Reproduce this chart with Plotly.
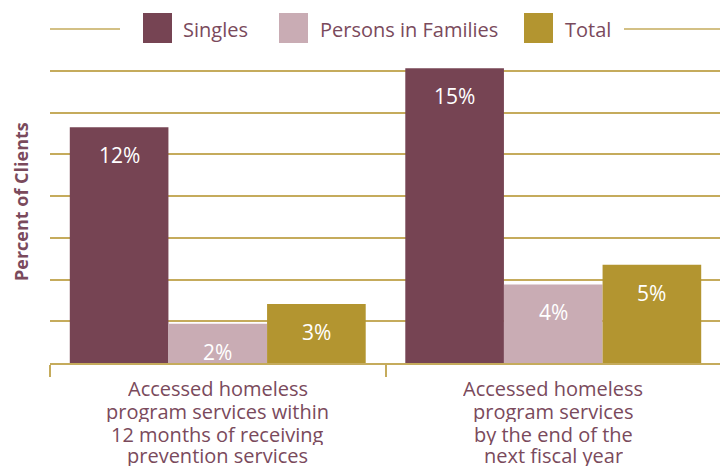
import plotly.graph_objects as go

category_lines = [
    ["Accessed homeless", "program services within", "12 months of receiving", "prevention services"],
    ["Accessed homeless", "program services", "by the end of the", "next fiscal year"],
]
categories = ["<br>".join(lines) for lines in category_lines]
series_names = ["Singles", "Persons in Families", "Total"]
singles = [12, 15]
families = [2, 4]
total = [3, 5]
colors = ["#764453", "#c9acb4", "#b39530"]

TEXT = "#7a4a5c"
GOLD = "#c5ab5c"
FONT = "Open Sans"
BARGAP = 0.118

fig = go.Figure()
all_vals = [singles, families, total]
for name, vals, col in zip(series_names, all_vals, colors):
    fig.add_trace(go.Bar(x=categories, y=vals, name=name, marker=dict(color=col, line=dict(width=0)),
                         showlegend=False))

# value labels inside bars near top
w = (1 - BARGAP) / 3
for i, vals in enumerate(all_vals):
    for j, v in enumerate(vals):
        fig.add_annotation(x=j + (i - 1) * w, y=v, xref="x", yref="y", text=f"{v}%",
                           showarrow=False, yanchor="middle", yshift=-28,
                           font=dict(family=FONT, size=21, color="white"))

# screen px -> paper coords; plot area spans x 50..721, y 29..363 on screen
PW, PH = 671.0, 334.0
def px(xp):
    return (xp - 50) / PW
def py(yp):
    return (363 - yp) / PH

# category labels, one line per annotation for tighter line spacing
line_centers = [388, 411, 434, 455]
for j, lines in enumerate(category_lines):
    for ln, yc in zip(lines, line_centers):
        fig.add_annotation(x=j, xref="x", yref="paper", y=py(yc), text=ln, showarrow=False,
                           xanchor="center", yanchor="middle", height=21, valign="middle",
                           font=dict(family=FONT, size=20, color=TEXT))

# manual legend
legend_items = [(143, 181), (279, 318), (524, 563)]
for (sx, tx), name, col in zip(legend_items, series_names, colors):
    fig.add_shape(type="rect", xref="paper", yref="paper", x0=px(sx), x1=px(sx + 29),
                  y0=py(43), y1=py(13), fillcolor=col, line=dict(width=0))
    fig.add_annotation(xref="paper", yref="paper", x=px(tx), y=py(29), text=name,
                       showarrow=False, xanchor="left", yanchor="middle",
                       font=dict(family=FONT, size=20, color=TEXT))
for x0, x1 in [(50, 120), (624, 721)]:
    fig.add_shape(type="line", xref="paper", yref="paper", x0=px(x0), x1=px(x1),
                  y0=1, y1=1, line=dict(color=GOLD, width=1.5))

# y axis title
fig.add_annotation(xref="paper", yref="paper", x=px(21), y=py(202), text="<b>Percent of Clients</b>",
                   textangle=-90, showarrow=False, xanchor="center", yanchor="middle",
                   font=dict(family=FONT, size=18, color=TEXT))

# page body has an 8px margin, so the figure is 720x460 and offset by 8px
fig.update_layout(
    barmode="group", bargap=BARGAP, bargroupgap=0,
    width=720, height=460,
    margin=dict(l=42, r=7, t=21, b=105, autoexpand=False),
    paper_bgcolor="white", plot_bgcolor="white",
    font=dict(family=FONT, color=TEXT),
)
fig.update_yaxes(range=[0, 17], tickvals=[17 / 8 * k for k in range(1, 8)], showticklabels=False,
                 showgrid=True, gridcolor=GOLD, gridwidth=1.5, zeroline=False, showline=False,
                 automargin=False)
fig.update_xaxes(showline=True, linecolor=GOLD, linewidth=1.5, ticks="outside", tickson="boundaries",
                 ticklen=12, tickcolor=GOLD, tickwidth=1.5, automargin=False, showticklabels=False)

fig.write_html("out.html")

============================================================

Directions
Copy the material exactly. Do not include the pictures.

Reply
Reproduce this chart with Plotly.
import plotly.graph_objects as go

category_lines = [
    ["Accessed homeless", "program services within", "12 months of receiving", "prevention services"],
    ["Accessed homeless", "program services", "by the end of the", "next fiscal year"],
]
categories = ["<br>".join(lines) for lines in category_lines]
series_names = ["Singles", "Persons in Families", "Total"]
singles = [12, 15]
families = [2, 4]
total = [3, 5]
colors = ["#764453", "#c9acb4", "#b39530"]

TEXT = "#7a4a5c"
GOLD = "#c5ab5c"
FONT = "Open Sans"
BARGAP = 0.118

fig = go.Figure()
all_vals = [singles, families, total]
for name, vals, col in zip(series_names, all_vals, colors):
    fig.add_trace(go.Bar(x=categories, y=vals, name=name, marker=dict(color=col, line=dict(width=0)),
                         showlegend=False))

# value labels inside bars near top
w = (1 - BARGAP) / 3
for i, vals in enumerate(all_vals):
    for j, v in enumerate(vals):
        fig.add_annotation(x=j + (i - 1) * w, y=v, xref="x", yref="y", text=f"{v}%",
                           showarrow=False, yanchor="middle", yshift=-28,
                           font=dict(family=FONT, size=21, color="white"))

# screen px -> paper coords; plot area spans x 50..721, y 29..363 on screen
PW, PH = 671.0, 334.0
def px(xp):
    return (xp - 50) / PW
def py(yp):
    return (363 - yp) / PH

# category labels, one line per annotation for tighter line spacing
line_centers = [388, 411, 434, 455]
for j, lines in enumerate(category_lines):
    for ln, yc in zip(lines, line_centers):
        fig.add_annotation(x=j, xref="x", yref="paper", y=py(yc), text=ln, showarrow=False,
                           xanchor="center", yanchor="middle", height=21, valign="middle",
                           font=dict(family=FONT, size=20, color=TEXT))

# manual legend
legend_items = [(143, 181), (279, 318), (524, 563)]
for (sx, tx), name, col in zip(legend_items, series_names, colors):
    fig.add_shape(type="rect", xref="paper", yref="paper", x0=px(sx), x1=px(sx + 29),
                  y0=py(43), y1=py(13), fillcolor=col, line=dict(width=0))
    fig.add_annotation(xref="paper", yref="paper", x=px(tx), y=py(29), text=name,
                       showarrow=False, xanchor="left", yanchor="middle",
                       font=dict(family=FONT, size=20, color=TEXT))
for x0, x1 in [(50, 120), (624, 721)]:
    fig.add_shape(type="line", xref="paper", yref="paper", x0=px(x0), x1=px(x1),
                  y0=1, y1=1, line=dict(color=GOLD, width=1.5))

# y axis title
fig.add_annotation(xref="paper", yref="paper", x=px(21), y=py(202), text="<b>Percent of Clients</b>",
                   textangle=-90, showarrow=False, xanchor="center", yanchor="middle",
                   font=dict(family=FONT, size=18, color=TEXT))

# page body has an 8px margin, so the figure is 720x460 and offset by 8px
fig.update_layout(
    barmode="group", bargap=BARGAP, bargroupgap=0,
    width=720, height=460,
    margin=dict(l=42, r=7, t=21, b=105, autoexpand=False),
    paper_bgcolor="white", plot_bgcolor="white",
    font=dict(family=FONT, color=TEXT),
)
fig.update_yaxes(range=[0, 17], tickvals=[17 / 8 * k for k in range(1, 8)], showticklabels=False,
                 showgrid=True, gridcolor=GOLD, gridwidth=1.5, zeroline=False, showline=False,
                 automargin=False)
fig.update_xaxes(showline=True, linecolor=GOLD, linewidth=1.5, ticks="outside", tickson="boundaries",
                 ticklen=12, tickcolor=GOLD, tickwidth=1.5, automargin=False, showticklabels=False)

fig.write_html("out.html")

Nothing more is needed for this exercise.